After Sept. 11, job postings dropped off 30 percent, while some personals categories grew from 2,000 to 4,000 postings a week. 

Recent postings also suggest the worst may be over for the job market, which fell as much as 40 percent in 2001. Job listings hit 7,000 in January, up from 5,000 in December. 

Monster has reported as many as 400,000 job postings in a month, while craigslist has had no more than 8,000. Yet craigslist was rated the nation’s most efficient job-recruiting site in a 2000 study of 50 recruiters by Forrester Research. 

“It’s a place to uncover the hidden gem, the job that isn’t on the big job lists,” said Li. 

Becoming a big player in other cities will be difficult, said Jim Conaghan, a vice president of the Newspaper Association of America. “Newspapers are already the established brand and they have more salespeople on the street,” he said. 

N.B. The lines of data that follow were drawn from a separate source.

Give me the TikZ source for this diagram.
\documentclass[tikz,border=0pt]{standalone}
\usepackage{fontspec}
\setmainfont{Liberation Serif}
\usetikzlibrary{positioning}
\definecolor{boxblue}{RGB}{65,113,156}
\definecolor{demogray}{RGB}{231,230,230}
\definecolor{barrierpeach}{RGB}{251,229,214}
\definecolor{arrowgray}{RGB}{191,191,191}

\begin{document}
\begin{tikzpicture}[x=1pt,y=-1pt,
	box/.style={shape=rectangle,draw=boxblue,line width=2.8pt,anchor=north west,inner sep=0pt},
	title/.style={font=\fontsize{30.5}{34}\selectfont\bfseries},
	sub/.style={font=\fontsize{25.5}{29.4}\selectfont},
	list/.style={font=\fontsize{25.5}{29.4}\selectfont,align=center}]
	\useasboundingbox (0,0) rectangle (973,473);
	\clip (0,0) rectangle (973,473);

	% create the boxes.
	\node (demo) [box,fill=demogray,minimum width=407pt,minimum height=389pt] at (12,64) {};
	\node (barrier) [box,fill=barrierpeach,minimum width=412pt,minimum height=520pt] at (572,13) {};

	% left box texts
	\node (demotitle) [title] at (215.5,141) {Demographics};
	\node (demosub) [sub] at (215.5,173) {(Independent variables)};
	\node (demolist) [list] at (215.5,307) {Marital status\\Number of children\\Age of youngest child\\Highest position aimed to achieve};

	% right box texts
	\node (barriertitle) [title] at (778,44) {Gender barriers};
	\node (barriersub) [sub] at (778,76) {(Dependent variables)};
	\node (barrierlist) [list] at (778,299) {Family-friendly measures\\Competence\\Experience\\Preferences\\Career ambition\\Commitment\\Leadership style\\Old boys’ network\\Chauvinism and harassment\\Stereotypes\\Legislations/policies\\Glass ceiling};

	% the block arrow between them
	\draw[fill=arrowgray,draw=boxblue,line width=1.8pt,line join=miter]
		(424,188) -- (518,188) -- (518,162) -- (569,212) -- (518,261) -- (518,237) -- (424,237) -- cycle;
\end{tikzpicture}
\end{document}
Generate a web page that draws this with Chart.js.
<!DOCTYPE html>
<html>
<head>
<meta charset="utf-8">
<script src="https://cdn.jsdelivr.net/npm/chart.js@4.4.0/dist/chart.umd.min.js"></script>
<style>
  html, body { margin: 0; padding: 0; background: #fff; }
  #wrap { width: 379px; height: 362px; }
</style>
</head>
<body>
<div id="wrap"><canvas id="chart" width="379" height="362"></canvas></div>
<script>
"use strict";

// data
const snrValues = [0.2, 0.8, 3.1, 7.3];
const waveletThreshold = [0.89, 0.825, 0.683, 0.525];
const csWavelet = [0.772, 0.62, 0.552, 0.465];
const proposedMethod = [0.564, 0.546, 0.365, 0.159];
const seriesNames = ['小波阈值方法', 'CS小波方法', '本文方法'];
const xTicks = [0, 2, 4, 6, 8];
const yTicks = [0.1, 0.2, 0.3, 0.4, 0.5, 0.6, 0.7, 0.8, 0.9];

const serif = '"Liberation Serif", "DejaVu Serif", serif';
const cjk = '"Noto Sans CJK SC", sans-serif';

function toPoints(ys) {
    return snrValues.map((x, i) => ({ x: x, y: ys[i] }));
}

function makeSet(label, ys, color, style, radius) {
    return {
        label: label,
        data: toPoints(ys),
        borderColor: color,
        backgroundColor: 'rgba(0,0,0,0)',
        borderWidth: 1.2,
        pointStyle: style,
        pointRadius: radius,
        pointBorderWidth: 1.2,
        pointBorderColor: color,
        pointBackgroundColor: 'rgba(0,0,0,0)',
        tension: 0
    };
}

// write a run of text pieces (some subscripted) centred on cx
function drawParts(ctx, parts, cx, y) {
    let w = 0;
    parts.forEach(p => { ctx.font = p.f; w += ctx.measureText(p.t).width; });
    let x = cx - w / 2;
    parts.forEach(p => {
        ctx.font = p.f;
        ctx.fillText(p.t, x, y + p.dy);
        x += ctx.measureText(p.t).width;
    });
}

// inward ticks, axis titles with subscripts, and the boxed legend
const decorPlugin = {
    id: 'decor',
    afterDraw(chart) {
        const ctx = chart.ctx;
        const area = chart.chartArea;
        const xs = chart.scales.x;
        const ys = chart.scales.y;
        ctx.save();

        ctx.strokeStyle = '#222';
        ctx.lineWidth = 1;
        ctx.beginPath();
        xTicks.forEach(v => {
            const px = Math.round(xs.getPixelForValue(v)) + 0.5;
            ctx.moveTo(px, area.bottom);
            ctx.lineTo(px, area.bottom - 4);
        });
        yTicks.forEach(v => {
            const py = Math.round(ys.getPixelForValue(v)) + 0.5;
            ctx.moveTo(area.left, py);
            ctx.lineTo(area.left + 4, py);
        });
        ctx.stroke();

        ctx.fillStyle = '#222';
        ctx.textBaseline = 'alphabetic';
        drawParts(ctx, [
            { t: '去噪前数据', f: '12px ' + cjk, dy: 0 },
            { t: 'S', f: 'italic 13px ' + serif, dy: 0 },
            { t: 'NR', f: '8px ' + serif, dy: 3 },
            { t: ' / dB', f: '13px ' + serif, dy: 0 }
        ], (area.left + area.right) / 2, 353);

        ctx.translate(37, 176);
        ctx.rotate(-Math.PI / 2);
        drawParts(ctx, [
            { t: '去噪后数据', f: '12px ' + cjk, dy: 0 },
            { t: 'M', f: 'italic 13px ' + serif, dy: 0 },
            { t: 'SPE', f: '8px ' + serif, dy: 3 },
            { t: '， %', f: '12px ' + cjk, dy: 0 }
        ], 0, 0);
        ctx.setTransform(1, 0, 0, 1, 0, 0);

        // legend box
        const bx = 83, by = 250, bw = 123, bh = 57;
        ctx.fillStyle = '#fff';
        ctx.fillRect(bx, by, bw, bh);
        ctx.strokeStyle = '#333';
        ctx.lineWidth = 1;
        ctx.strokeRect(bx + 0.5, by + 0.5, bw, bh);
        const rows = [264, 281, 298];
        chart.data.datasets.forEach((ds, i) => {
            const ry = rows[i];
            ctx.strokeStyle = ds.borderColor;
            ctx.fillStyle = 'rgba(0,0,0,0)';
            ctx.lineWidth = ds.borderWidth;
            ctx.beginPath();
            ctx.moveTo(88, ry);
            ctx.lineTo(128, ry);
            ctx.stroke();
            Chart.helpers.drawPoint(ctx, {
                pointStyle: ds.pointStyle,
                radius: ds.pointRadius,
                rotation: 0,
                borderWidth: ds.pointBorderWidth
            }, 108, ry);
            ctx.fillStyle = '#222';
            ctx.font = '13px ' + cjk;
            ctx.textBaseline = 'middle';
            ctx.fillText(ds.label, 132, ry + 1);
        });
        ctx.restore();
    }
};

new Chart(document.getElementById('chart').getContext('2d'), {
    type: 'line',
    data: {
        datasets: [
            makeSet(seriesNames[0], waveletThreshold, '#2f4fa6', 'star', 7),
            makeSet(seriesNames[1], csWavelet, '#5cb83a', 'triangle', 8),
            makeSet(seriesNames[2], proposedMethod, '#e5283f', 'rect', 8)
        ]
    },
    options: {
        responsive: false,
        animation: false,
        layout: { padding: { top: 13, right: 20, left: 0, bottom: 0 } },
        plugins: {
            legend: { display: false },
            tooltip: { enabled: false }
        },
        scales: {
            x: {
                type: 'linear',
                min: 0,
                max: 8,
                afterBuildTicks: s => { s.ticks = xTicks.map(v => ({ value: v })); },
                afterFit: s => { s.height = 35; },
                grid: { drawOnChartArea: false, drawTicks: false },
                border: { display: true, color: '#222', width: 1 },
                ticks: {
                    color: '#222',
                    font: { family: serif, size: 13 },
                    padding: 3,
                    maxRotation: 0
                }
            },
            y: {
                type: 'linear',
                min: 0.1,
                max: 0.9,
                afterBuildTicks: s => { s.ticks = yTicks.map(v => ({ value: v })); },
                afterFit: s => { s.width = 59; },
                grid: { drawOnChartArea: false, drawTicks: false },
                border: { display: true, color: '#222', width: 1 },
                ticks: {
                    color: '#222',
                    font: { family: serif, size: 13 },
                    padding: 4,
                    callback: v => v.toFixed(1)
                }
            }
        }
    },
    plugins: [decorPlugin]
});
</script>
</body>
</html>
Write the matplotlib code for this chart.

But craigslist seems to be taking off in New York, where site use is 10 times greater than a year ago — the expansion began in 2000. 

It helps that the site doesn’t need huge cash infusions to succeed. 

Besides, getting a bigger slice of the nation’s $1 billion online career business market is not the highest goal for Newmark. 

Instead, his latest passion is rallying other entrepreneurs to donate to his foundation’s teacher wishlist program, which sends jump ropes, erasers, gluesticks and other supplies to classrooms nationwide. 

“As a Ma-and-Pa shop with a nonprofit foundation, we’re not going to make a lot of money at this,” he said. “But running things this way couldn’t be more gratifying.”